Kan donduran ifadeler: Bizim uçaklar polis shortland’ini vurdu

Cuntacıların ifadeleri, ihanette sınır tanımayan FETÖ’nün kanlı yüzünü ortaya koydu.
Ebru Karatosun ANKARA
Ankara Cumhuriyet Başsavcılığı’nca hazırlanan FETÖ’nün darbe girişimine ilişkin Jandarma Genel Komutanlığı iddianamesinde dikkat çeken ayrıntılar yer alıyor. İddianamede yer alan Fotofilm Merkez Amirliğinde görevli cuntacı Metin Yağcı’nın ifadeleri FETÖ’nün kanlı yüzünü ortaya koydu. Karargâh dışında yaşananları anlık bilgi olarak rehinelerin başında bekleyen cuntacılara aktaran Yağcı’nın darbeye karşı halkı sokaklara davet eden Cumhurbaşkanı için söylediği sözler ihanette sınır tanımadığını gösterdi. Yağcı’nın, “Bizim uçaklar polis shortland’ini(zırhlı araç) vurdu. Anasını …... İçindekiler geberdi. Shortland şimdi bize ateş edemiyor, tanklarımız geliyor. Uzun başkan (Cumhurbaşkanı) düzeltiyorum, eski uzun başkan televizyonda açıklama yapıyor. Halkı sokağa çıkması için uyarıyor” dediği kaydedildi.

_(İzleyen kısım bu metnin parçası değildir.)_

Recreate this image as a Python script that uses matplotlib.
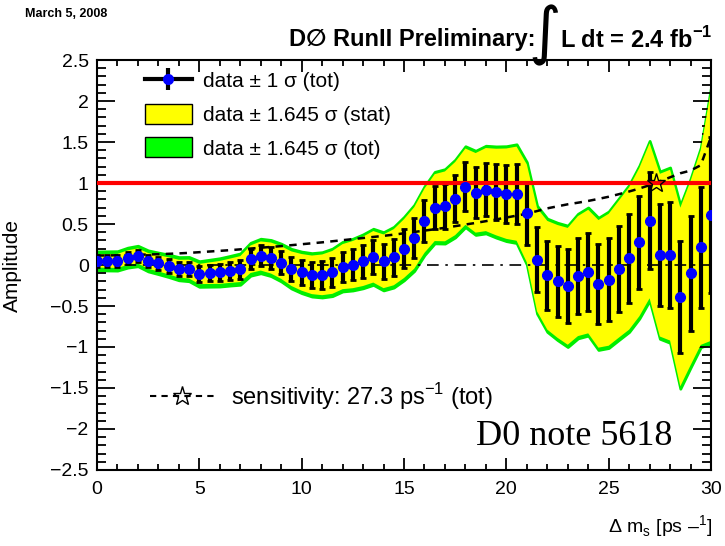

İddianamede, darbeci hainlerin “mehter marşı” çalarak kendilerini motive etmeye çalıştıkları belirtildi. Cuntacıların rehin aldıkları İrfan Algel’i Kamera Sistem Odası’na götürerek mehter marşının çalınmasını istedikleri, ancak marşı çalmak için CD ve flash belleği bulamadıkları belirtilen iddianamede darbecilerin ayrıca zaman zaman kamera izleme odasına gelerek, buradaki güvenlik kameraları sayesinde polisler tarafından kendilerine yönelik alınan emniyet tedbirlerini gözlemledikleri aktarıldı. Müşteki olarak ifadesi alınan İrfan Algel, o gece yaşadıklarını şöyle anlattı: “Müzik yayınını açarak mehter marşını bina içinde ve dışında çalmamı emrettiler. Ben de dışarı da ses yayını olmadığını Marşların karışık olduğunu, mehter marşının hangi sırada olduğunu bilmediğimi söyledim. Bana Üsteğmen İlker Çiçek ‘Marş listesini aç’ dedi. Baktık, mehter marşı yoktu. Çiçek ‘Sen burada bekle. Dışarı çıkarsan vururlar. Ben marşı bulup geleceğim” dedi.
Cuntacıların, kendilerine ilk müdahale yapan keskin nişancıların yerlerini tespit edebilmek için kamera sistem merkezinden keskin nişancıların yerlerini bulmaya çalıştıkları kaydedilen iddianamede, İl Jandarma Komutanlığı İstihbarat Şube Müdürlüğü’nden Jandarma Genel Komutanlığı’na örgüt tarafından belirlenen askerleri getiren ve itirafçı olan Erdal Karlıdağ’ın ifadelerine de yer verildi. Örgütle bağlantısının 1993 yılında başladığını söyleyen Karlıdağ, “TEM başkanını vuranı da gözaltında gördüm. Ramazan isimli yüzbaşıymış. Ramazan şuan buradaysa kesinlikle FETÖ ile bağlantısı vardır. Bu darbe FETÖ’nün yapmış olduğu bir organizasyondur” dedi.
“HİÇ ANORMALLİK GÖRMEDİM”
İddianamede Türk Patent Enstitüsünde bilgisayar işletmeni olan FETÖ’nün Jandarma imamı Mesut Özgen’in ifadesine de yer verildi. Darbe girişimiyle alakasının olmadığını iddia eden Özgen, örgüt tarafından kullanıldığı yalanını uydurdu. Kendisi aracılığıyla iş yaptırdıklarını dile getiren Özgen’in ifadesindeki anlatımlar şok etti: “15 Temmuz’da dışarı çıktım. Kızılay’a, Meclisin oraya gittim. Dışarı çıktığımda rutin günlük hayat devam ediyordu, hiçbir şey yoktu. Hiçbir tarafta bir anormallik görmedim. Sadece ufak bir medya falan vardı, yukarıda arada geçen bir uçak duydum. Onun dışında bir şey duymadım.”